SQL Nulls and Tristate Logic - Fooled Again

Categories: Programming

I work only intermittently with SQL, and every once in a while I fall into the old SQL tristate logic trap - like yesterday. It’s just not natural..

For those who don’t know, here’s a quick recap…

In most programming languages, boolean expressions have two possible outcomes: true or false.

In SQL, they have three: true, false, or unknown. Unknown and sql null are the same thing.

An SQL null can be considered to represent “missing data”; it is a placeholder indicating “this value is not known” - aka “unknown”. So for some integer column:

  • (null == 1) –> unknown (the value might be 1 or not, we can’t say as we don’t have the data)
  • (null != 1) –> unknown (also might or might not be the case, we don’t have the data)

The usual boolean and/or operators also have interesting behaviour:

  • (true or null) –> true (defininitely true even when the second part of the or is an “unknown”)
  • (true and null) –> unknown
  • (false or null) –> unknown
  • (false and null) –> false (definitely false even when the second part of the and is an “unknown”)

A SQL select statement’s WHERE clause is a boolean expression - and matches (selects) only records for which the where-clause returns true.

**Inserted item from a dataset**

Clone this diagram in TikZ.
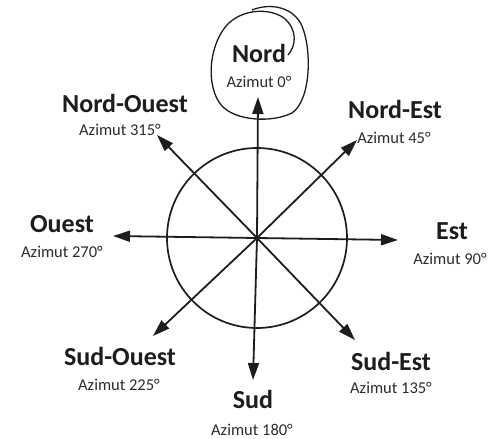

Records for which the where-clause evaluates to false are ignored (not selected) - as are those records for which the boolean where-clause evaluates to “unknown”!

So given a table with (id integer not null, domain varchar) and contents:

  • (id=1, domain=”vonos.net”)
  • (id=2, domain=”foo.example”)
  • (id=3, domain=null)

the following occurs:

  • select id where domain='vonos.net'” returns just (1) - expected by most programmers
  • select id where domain<>'vonos.net'” returns just (2) - often not expected

In the second case, “null <> 'vonos.net'” evaluates to unknown, which is not true so the select skips over it.

Possibly the most unintuitive part is that a matched pair of two “equals” and “not-equals” selects still don’t return the full set of data (the trap I just fell into). To match all records, a third statement is needed:

  • select id where domain is null